2015 yılı Nevruz kutlamalarında yaptığı konuşmaya ilişkin soruyu yanıtlayan HDP'li Önder, "Sayın Ahmet Davutoğlu, Efkan Ala ve Muhammed Dervişoğlu (Kamu Düzeni ve Güvenliği Müsteşarı) kesintiye uğrayan süreci toparlamak için bir inisiyatif geliştirme amacı içindeydiler. Sayın Davutoğlu bu nedenle görevden alındı" dedi.
“Talepleri Kandil’e ilettim”
Kendisinden ve Selahattin Demirtaş'tan Newroz’da barış temalı konuşma yapmalarının istendiğini anlatan Sırrı Süreyya Önder, "Bu taleplerini ben Kandil'e ilettim. Murat Karayılan, '2013 şartlarına dönebiliriz' dedi. Hendek meselesi bütün yoğunluğuyla devam ediyordu. Onun devamına bizden bu konuşmayı yapmamızı istediler, bu konuşmanın akabinde de Başbakan bir inisiyatif geliştirecek dediler. Ben ve Sayın Demirtaş programda konuşmamız olmamasına rağmen birer konuşma yaptık. Mekaniği böyle hazırlanan bir nevruz kutlamasında bizim şiddet içerikli konuşmamız mümkün değildir. Cımbızlama mantığıyla alınan konuşmalarla böyle bir ithamda bulunulmasını kabul etmiyorum" diye konuştu.
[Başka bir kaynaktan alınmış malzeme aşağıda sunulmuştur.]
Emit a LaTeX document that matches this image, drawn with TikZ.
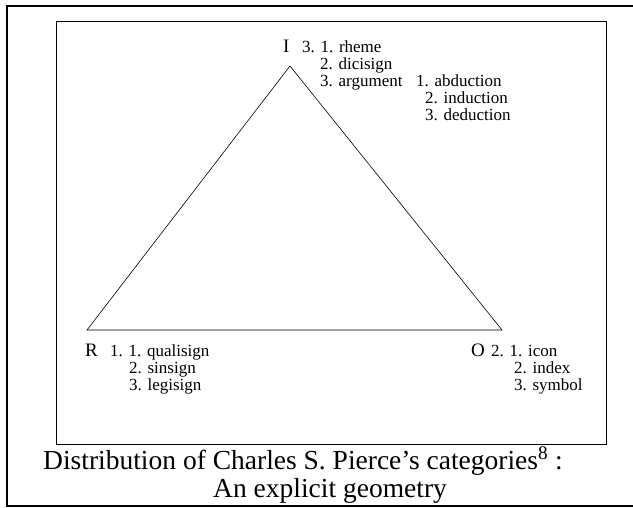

“Topbaş, ben söylesem darağacına çekileceğim sözlerde bulundu”
İstanbul Büyükşehir Belediye Başkanı Kadir Topbaş’ın İstanbul’a özerklik açıklamalarına dikkat çeken Önder, "Kadir Topbaş 4 gün önce, benim ağzımdan çıksa darağacına çekileceğim bir talepte bulundu. 'İstanbul özerk olmalı, Karışanı olmamalı' diye. Garabete dikkat çekmek için bunu söyledim. 2011-2013 yılları arasında Yeni Anayasa Yazım Komisyonu’nda partimizin temsilciydim. Partimizin özerklik ile ilgili resmi tezini orada da savundum" dedi.
Duruşma Sırrı Süreyya Önder'in doğum günü olan 4 Temmuz gününe ertelendi.